The expansion project, started in 2007, is building locks on both sides of the 50-mile canal, digging a new channel linking the locks and deepening the waterway connecting the Pacific Ocean with the Caribbean Sea.
Currently, ships loading fewer than 5,000 20-foot boxes use the canal. The expansion will accommodate vessels carrying about 12,600 containers and may generate cargo growth of about 5 percent a year, Sabonge said.
"It will, of course, help reduce costs for exporters to the U.S.," said Victor Fung, chairman of outsourcer Li & Fung Ltd., the world's biggest supplier of toys, clothes and furniture to retailers including Walmart, Target, Macy's Inc. and Marks & Spencer Group Plc.
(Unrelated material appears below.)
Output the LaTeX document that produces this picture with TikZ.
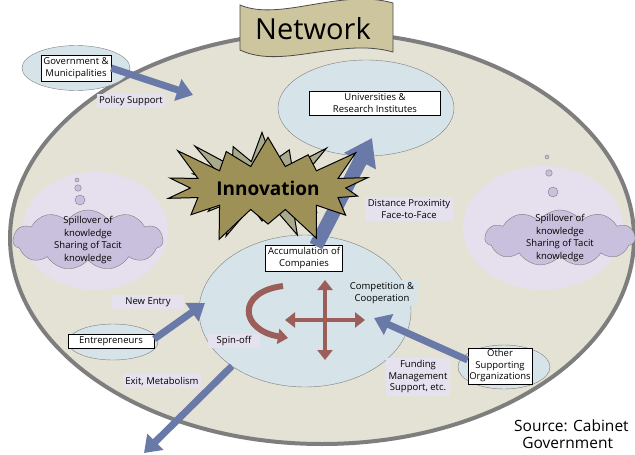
\documentclass[tikz,border=0pt]{standalone}
\usepackage{fontspec}
\setmainfont{Open Sans}
\usetikzlibrary{arrows.meta,shapes.symbols,shapes.geometric}
\definecolor{netfill}{HTML}{E4E2D5}
\definecolor{netline}{HTML}{7E7E7E}
\definecolor{paleblue}{HTML}{D6E4E9}
\definecolor{bubble}{HTML}{E5DFEE}
\definecolor{cloudfill}{HTML}{C9C0DD}
\definecolor{tagfill}{HTML}{E6E1EE}
\definecolor{arrowblue}{HTML}{6A7AA8}
\definecolor{olive}{HTML}{9D9158}
\definecolor{oliveshade}{HTML}{A9A98C}
\definecolor{rust}{HTML}{9C5E58}
\definecolor{flag}{HTML}{CCC59E}

\tikzset{
  tag/.style={fill=tagfill, font=\fontsize{9.5}{11.5}\selectfont, align=center, inner sep=2.5pt},
  whitebox/.style={draw=black, fill=white, font=\fontsize{9.5}{11.5}\selectfont, align=center, inner sep=2.5pt},
  blob/.style={ellipse, draw=netline, fill=paleblue},
  bigarrow/.style={draw=arrowblue, line width=7pt, -{Triangle[length=16pt,width=22pt]}},
  rustarrow/.style={draw=rust, line width=4.5pt, -{Triangle[length=10pt,width=15pt]}},
  puff/.style={cloud, cloud puffs=11, cloud puff arc=110, draw=netline, fill=cloudfill, inner sep=0pt},
  dot/.style={circle, draw=netline, fill=cloudfill, inner sep=0pt}
}

\begin{document}
\begin{tikzpicture}[x=1pt,y=-1pt]
\useasboundingbox (0,0) rectangle (635,455);
\clip (0,0) rectangle (635,455);

% network ring
\node[ellipse, draw=netline, line width=4pt, fill=netfill, minimum width=624pt, minimum height=412pt] (net) at (322,238) {};

% banner
\draw[fill=flag, draw=black!70, line width=0.8pt] (240,5) .. controls (280,22) and (340,-12) .. (393,3)
  -- (393,52) .. controls (340,37) and (282,70) .. (240,50) -- cycle;
\node[font=\fontsize{29}{32}\selectfont] (title) at (313,29) {Network};

% thought bubbles
\node[ellipse, fill=bubble, minimum width=146pt, minimum height=118pt] (lbub) at (95,231) {};
\node[puff, minimum width=150pt, minimum height=60pt] (lcloud) at (88,240) {};
\node[font=\fontsize{9.5}{12.5}\selectfont, align=center] (lcloudtext) at (lcloud.center) {Spillover of\\knowledge\\Sharing of Tacit\\knowledge};
\node[dot, minimum size=4pt] (ld1) at (77,180) {};
\node[dot, minimum size=6.5pt] (ld2) at (78,188) {};
\node[dot, minimum size=10pt] (ld3) at (80,200) {};

\node[ellipse, fill=bubble, minimum width=160pt, minimum height=124pt] (rbub) at (543,228) {};
\node[puff, minimum width=150pt, minimum height=56pt] (rcloud) at (560,238) {};
\node[font=\fontsize{9.5}{12.5}\selectfont, align=center] (rcloudtext) at (rcloud.center) {Spillover of\\knowledge\\Sharing of Tacit\\knowledge};
\node[dot, minimum size=4pt] (rd1) at (547,157) {};
\node[dot, minimum size=6.5pt] (rd2) at (549,173) {};
\node[dot, minimum size=10pt] (rd3) at (553,192) {};

% actors
\node[blob, minimum width=176pt, minimum height=96pt] (uni) at (366,108) {};
\node[whitebox, minimum width=131pt] (unibox) at (375,103) {Universities \&\\Research Institutes};

\node[blob, minimum width=212pt, minimum height=152pt] (acc) at (305,311) {};
\node[whitebox] (accbox) at (304,258) {Accumulation of\\Companies};

\node[blob, minimum width=108pt, minimum height=45pt] (gov) at (76,68) {};
\node[whitebox] (govbox) at (76,68) {Government \&\\Municipalities};

\node[blob, minimum width=90pt, minimum height=36pt] (ent) at (113,342) {};
\node[whitebox, minimum width=86pt] (entbox) at (111,341) {Entrepreneurs};

\node[blob, minimum width=92pt, minimum height=44pt] (oth) at (504,367) {};
\node[whitebox, inner sep=1.5pt] (othbox) at (500,366) {Other\\Supporting\\Organizations};

% flows
\coordinate (unibase) at (316,246);
\coordinate (unitip) at (372,138);
\coordinate (polend) at (193,95);
\coordinate (entend) at (205,303);
\coordinate (exitend) at (144,453);
\coordinate (exitstart) at (232,366);
\coordinate (othend) at (374,318);
\draw[draw=arrowblue, line width=14pt, -{Triangle[length=26pt,width=34pt]}] (unibase) -- (unitip);
\draw[bigarrow] (govbox.east) -- (polend);
\draw[bigarrow] (ent.east) ++(-4,-3) -- (entend);
\draw[bigarrow] (exitstart) -- (exitend);
\draw[bigarrow] (othbox.west) ++(0,-6) -- (othend);

% innovation burst
\node[starburst, starburst points=14, starburst point height=40pt, fill=oliveshade, draw=black, line width=1pt,
  minimum width=176pt, minimum height=126pt] (shade) at (262,184) {};
\node[starburst, starburst points=14, starburst point height=40pt, fill=olive, draw=black, line width=1pt,
  minimum width=172pt, minimum height=124pt, font=\bfseries\fontsize{19}{22}\selectfont] (burst) at (268,188) {Innovation};

% inner arrows
\coordinate (cross) at (325,320);
\draw[rustarrow] (cross) -- ++(40,0);
\draw[rustarrow] (cross) -- ++(-40,0);
\draw[rustarrow] (cross) -- ++(0,40);
\draw[rustarrow] (cross) -- ++(0,-40);
\coordinate (curtop) at (283,286);
\coordinate (curend) at (288,338);
\draw[rustarrow, line width=6pt] (curtop) .. controls (236,292) and (240,330) .. (curend);

% tags
\node[tag] (poltag) at (131,101) {Policy Support};
\node[tag, inner sep=3pt] (disttag) at (409,209) {Distance Proximity\\Face-to-Face};
\node[tag, fill=paleblue] (comptag) at (382,293) {Competition \&\\Cooperation};
\node[tag, minimum width=52pt] (spintag) at (234,341) {Spin-off};
\node[tag, minimum width=72pt] (newtag) at (148,302) {New Entry};
\node[tag] (exittag) at (162,381) {Exit, Metabolism};
\node[tag] (fundtag) at (418,377) {Funding\\Management\\Support, etc.};

% source
\node[anchor=north west, font=\fontsize{15.5}{17}\selectfont, align=left, inner sep=0pt] (src) at (514,420) {Source: Cabinet\\\ \ Government};
\end{tikzpicture}
\end{document}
East Coast ports are readying for the changes. The Port Authority of New York and New Jersey is deepening more channels to 50 feet and considering options for a 78-year-old bridge between New Jersey and New York City that may be too low.
"Increasing numbers of big ships are anticipated at our port facilities following an expansion of the Panama Canal," the agency said in September.
Hanjin Shipping Co., South Korea's largest shipping company that operates two California terminals, is building its first East Coast terminal in Jacksonville to handle an increase in cargo through the canal. The facility opens in 2013.
The ports around Charleston, S.C., are dredging to accommodate vessels carrying more than 8,000 20-foot containers.
Six ports on the opposite coast — Los Angeles; Long Beach; Oakland, Calif.; Seattle; Tacoma, Wash.; and Portland, Ore. — handle about 70 percent of containerized trade between Asia and the U.S., according to an Oct. 12 statement.
They are collaborating with Burlington Northern and Union Pacific Corp. to convince Asian exporters they are better options than the canal for reaching East Coast markets. They cite advantages including deep-water terminals, connections to inland transportation networks, and storage and distribution facilities.
Trains also use less fuel, reducing costs and carbon emissions, they said.
"We don't think those alternative gateways will go away," said Tay Yoshitani, chief executive officer for the Port of Seattle. "If we don't improve our competitiveness, we could lose a lot of cargo."